Previous: Toby Keith, “Does That Blue Moon Ever Shine On You” |

Next: Alan Jackson, “Home”



  1. Agree with your rating. Love this song.

    years later, whenever i heard a certain small part of a different song i’d think of “Time Marches On”
    Mama’s hooked on Mary Kay
    Brother’s hooked on Mary Jane
    And Daddy’s hooked on Mary two doors down

    • Merry Go Round also reminded me of some of Mary Chapin Carpemters stuff, such as House of Cards or He Thinks He’ll Keep Her

  2. Considering just how great his run of hits was I am wondering if he’ll see the Hall Of Fame in his lifetime. After the superstars of the 90’s are in I think he has a good chance to be inducted fairly quickly.

    This song is simply exquisite and one of the essential 90’s classics, my 2nd favourite from Tracy!

    • There are more worthy Hall of Fame inductees from the nineties than any era in country music history. Tracy Lawrence should be a slam dunk, though he will wait longer than he should have to if they keep up the draconian induction pace.

  3. I will mash-up comments from Kevin and Kanenrake Stacey and agree that the economy of the songwriting is exquisite. The song is a wonder, a gift. It is brilliant.

    A career could hang alone on recording a song of this quality. Thankfully, this feature has reminded us of how deep Lawrence’s songbook is!

  4. Another winner penned by Bobby Braddock.

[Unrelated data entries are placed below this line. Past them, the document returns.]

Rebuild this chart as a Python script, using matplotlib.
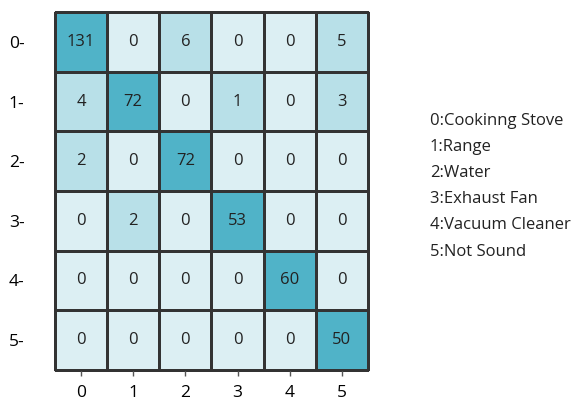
import matplotlib.pyplot as plt
from matplotlib.colors import ListedColormap, BoundaryNorm
import numpy as np

""" Data """
labels = ["0", "1", "2", "3", "4", "5"]
class_names = ["Cookinng Stove", "Range", "Water", "Exhaust Fan", "Vacuum Cleaner", "Not Sound"]
cm = np.array([
    [131, 0, 6, 0, 0, 5],
    [4, 72, 0, 1, 0, 3],
    [2, 0, 72, 0, 0, 0],
    [0, 2, 0, 53, 0, 0],
    [0, 0, 0, 0, 60, 0],
    [0, 0, 0, 0, 0, 50],
])

plt.rcParams['font.family'] = ['Open Sans', 'DejaVu Sans']

cmap = ListedColormap(["#dceff3", "#b8e0e8", "#50b3c8"])
norm = BoundaryNorm([0, 1, 10, 1000], cmap.N)

fig = plt.figure(figsize=(5.73, 4.03), dpi=100)
ax = fig.add_axes([0.096, 0.082, 0.546, 0.888])
mesh = ax.pcolormesh(cm, cmap=cmap, norm=norm, edgecolors="#333333", linewidth=0.8)
mesh.set_clip_on(False)
ax.set_xlim(0, 6)
ax.set_ylim(6, 0)

for i in range(cm.shape[0]):
    for j in range(cm.shape[1]):
        ax.text(j + 0.5, i + 0.5, str(cm[i, j]), ha="center", va="center",
                fontsize=12, color="#222222")

ax.set_xticks(np.arange(6) + 0.5)
ax.set_xticklabels(labels, fontsize=12.5)
ax.set_yticks(np.arange(6) + 0.5)
ax.set_yticklabels([l + "-" for l in labels], fontsize=12.5)
ax.tick_params(axis="x", length=4, width=1, color="#555555", pad=7)
ax.tick_params(axis="y", length=0, pad=22)
for s in ax.spines.values():
    s.set_color("#333333")
    s.set_linewidth(1.0)

legend_text = "\n".join("{}:{}".format(l, n) for l, n in zip(labels, class_names))
fig.text(0.750, 0.538, legend_text, ha="left", va="center", fontsize=12,
         linespacing=1.85, color="#222222")

fig.savefig("out.png", dpi=100)
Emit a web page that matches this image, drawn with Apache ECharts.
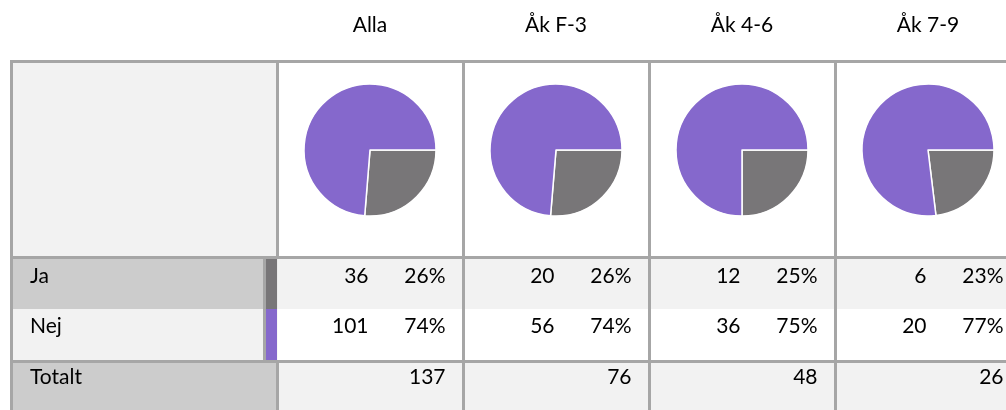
<!DOCTYPE html>
<html>
<head>
<meta charset="utf-8">
<script src="https://cdn.jsdelivr.net/npm/echarts@6/dist/echarts.min.js"></script>
<style>html,body{margin:0;padding:0;background:#fff}#c{width:1006px;height:410px}</style>
</head>
<body>
<div id="c"></div>
<script>
const groups = ['Alla', 'Åk F-3', 'Åk 4-6', 'Åk 7-9'];
const answers = ['Ja', 'Nej'];
const jaCounts = [36, 20, 12, 6];
const nejCounts = [101, 56, 36, 20];
const totalLabel = 'Totalt';

const FONT = 'Lato';
const FS = 21;
const colors = {ja: '#787678', nej: '#8568cc'};
const border = '#a6a6a6';

const chart = echarts.init(document.getElementById('c'), null, {renderer: 'canvas'});

// layout
const left = 11.5, labelRight = 277.5, colW = 186, W = 1006;
const yTop = 61.5, yPieBot = 257.5, yMid = 309, yNejBot = 361.5, yBot = 410;
const barX = 266;
const colX = i => labelRight + i * colW;

const g = [];
// backgrounds label column
g.push({type:'rect', shape:{x:left, y:yTop, width:labelRight-left, height:yPieBot-yTop}, style:{fill:'#f2f2f2'}});
g.push({type:'rect', shape:{x:left, y:yPieBot, width:labelRight-left, height:yMid-yPieBot}, style:{fill:'#cccccc'}});
g.push({type:'rect', shape:{x:left, y:yMid, width:labelRight-left, height:yNejBot-yMid}, style:{fill:'#f2f2f2'}});
g.push({type:'rect', shape:{x:left, y:yNejBot, width:labelRight-left, height:yBot-yNejBot}, style:{fill:'#cccccc'}});
// data backgrounds
g.push({type:'rect', shape:{x:labelRight, y:yPieBot, width:W-labelRight, height:yMid-yPieBot}, style:{fill:'#f2f2f2'}});
g.push({type:'rect', shape:{x:labelRight, y:yNejBot, width:W-labelRight, height:yBot-yNejBot}, style:{fill:'#f2f2f2'}});
// indicator bars
g.push({type:'rect', shape:{x:barX, y:yPieBot, width:labelRight-barX-0.5, height:yMid-yPieBot}, style:{fill:colors.ja}});
g.push({type:'rect', shape:{x:barX, y:yMid, width:labelRight-barX-0.5, height:yNejBot-yMid}, style:{fill:colors.nej}});
// borders
const line = (x1,y1,x2,y2) => g.push({type:'line', shape:{x1,y1,x2,y2}, style:{stroke:border, lineWidth:3}});
line(left-1.5, yTop, W, yTop);
line(left-1.5, yPieBot, W, yPieBot);
line(left-1.5, yNejBot, W, yNejBot);
line(left, yTop, left, yBot);
line(labelRight, yTop, labelRight, yPieBot);
line(barX-1.5, yPieBot, barX-1.5, yNejBot);
line(labelRight, yNejBot, labelRight, yBot);
for (let i = 1; i < groups.length; i++) line(colX(i), yTop, colX(i), yBot);

const txt = (text, x, y, align) => g.push({type:'text', x, y, style:{text, fill:'#000', font:FS+'px '+FONT, align, verticalAlign:'middle'}});
// row labels
txt(answers[0], 30, 276, 'left');
txt(answers[1], 30, 326, 'left');
txt(totalLabel, 30, 377, 'left');

const series = [];
groups.forEach((name, i) => {
  const cx = colX(i) + colW/2 - 0.5;
  const tot = jaCounts[i] + nejCounts[i];
  txt(name, cx, 25, 'center');
  txt(String(jaCounts[i]), colX(i)+91, 276, 'right');
  txt(Math.round(jaCounts[i]/tot*100)+'%', colX(i)+168, 276, 'right');
  txt(String(nejCounts[i]), colX(i)+91, 326, 'right');
  txt(Math.round(nejCounts[i]/tot*100)+'%', colX(i)+168, 326, 'right');
  txt(String(tot), colX(i)+168, 377, 'right');
  series.push({
    type:'pie', center:[cx, 150], radius:66, startAngle:0, clockwise:true,
    silent:true, label:{show:false}, labelLine:{show:false},
    itemStyle:{borderColor:'#fff', borderWidth:1.5},
    data:[{name:answers[0], value:jaCounts[i], itemStyle:{color:colors.ja}},
          {name:answers[1], value:nejCounts[i], itemStyle:{color:colors.nej}}]
  });
});

chart.setOption({
  animation:false,
  graphic:{elements:g.map(e => Object.assign({silent:true, z:-1}, e))},
  series
});
</script>
</body>
</html>
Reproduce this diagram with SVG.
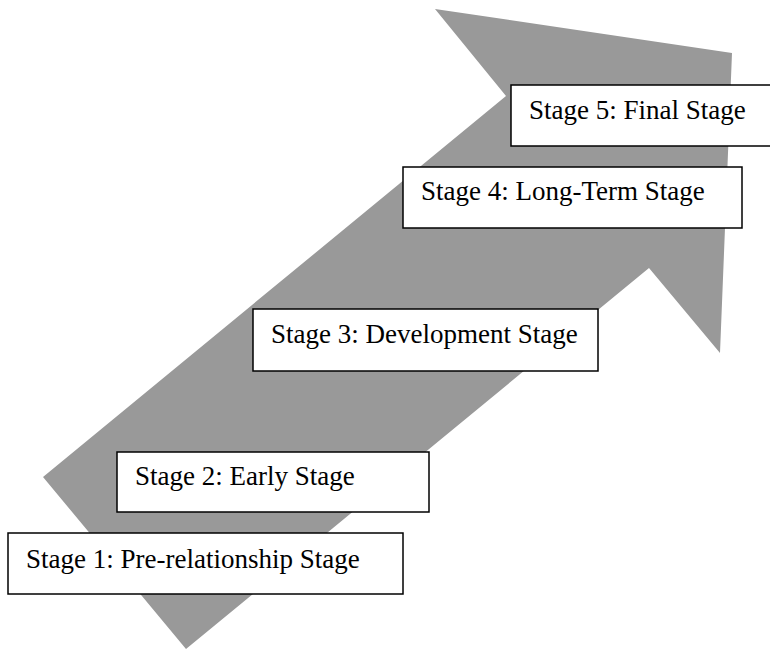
<svg xmlns="http://www.w3.org/2000/svg" width="770" height="650" viewBox="0 0 770 650">
  <style>
    .stage rect { fill: #ffffff; stroke: #000000; stroke-width: 1.5; }
    .stage text { font-family: "Liberation Serif", "Times New Roman", serif; font-size: 27px; fill: #000000; }
  </style>
  <rect x="0" y="0" width="770" height="650" fill="#ffffff"/>

  <!-- big rising arrow behind the stages -->
  <g id="connectors">
    <polygon points="43,477 506,96 435,9 732,53 720,353 649,268 186,649" fill="#999999"/>
  </g>

  <g id="stage5" class="stage">
    <rect x="511" y="85" width="262" height="61"/>
    <text x="529" y="119">Stage 5: Final Stage</text>
  </g>
  <g id="stage4" class="stage">
    <rect x="403" y="167" width="339" height="61"/>
    <text x="421" y="200">Stage 4: Long-Term Stage</text>
  </g>
  <g id="stage3" class="stage">
    <rect x="253" y="309" width="345" height="62"/>
    <text x="271" y="343">Stage 3: Development Stage</text>
  </g>
  <g id="stage2" class="stage">
    <rect x="117" y="452" width="312" height="60"/>
    <text x="135" y="485">Stage 2: Early Stage</text>
  </g>
  <g id="stage1" class="stage">
    <rect x="8" y="533" width="395" height="61"/>
    <text x="26" y="568">Stage 1: Pre-relationship Stage</text>
  </g>
</svg>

Another phenomenal performance from Tracy Lawrence.

    Bobby Braddock needs a “not you” meme made for his career with eight of his classics surrounding the dreadful “I Wanna Talk About Me”.

    • Braddock loved to write silly numbers like “I Wanna Talk About Me.” Two of his earliest hits were for the Statler Brothers: “You Can’t Have Your Kate and Edith Too” and “Ruthless.”

      A sample of the latter:

      Who always cooked my steaks and cooked ’em rare – Ruth
      When the chips were down who was always there – Ruth
      And to whom did I swear up and down I’d always tell the truth
      E-del-o-da-la-de who in the world but Ruth

      But now I’m as ruthless as can be
      Ruthless since Ruth walked out to me
      Now I had hopes that someday old Ruth would be my wife
      But it looks like I’ll be ruthless all my life

      I mentally group “I Wanna Talk About Me” with his novelty numbers like those and “I Don’t Remember Loving You,” a John Conlee record that is completely wackadoo in all the best ways.

  5. I was not familiar with “Ruthless” so I just listened on YouTube. That one’s at least clever.

    I guess to that point then, at least songwriters last century could branch out and write a bunch of different songs that were completely different from some of their other biggest cuts (example, some of the Dennis Linde cuts in this feature and upcoming). These days, most of the Nashville factory is immediately recognizable with no variety (Hardy comes to mind).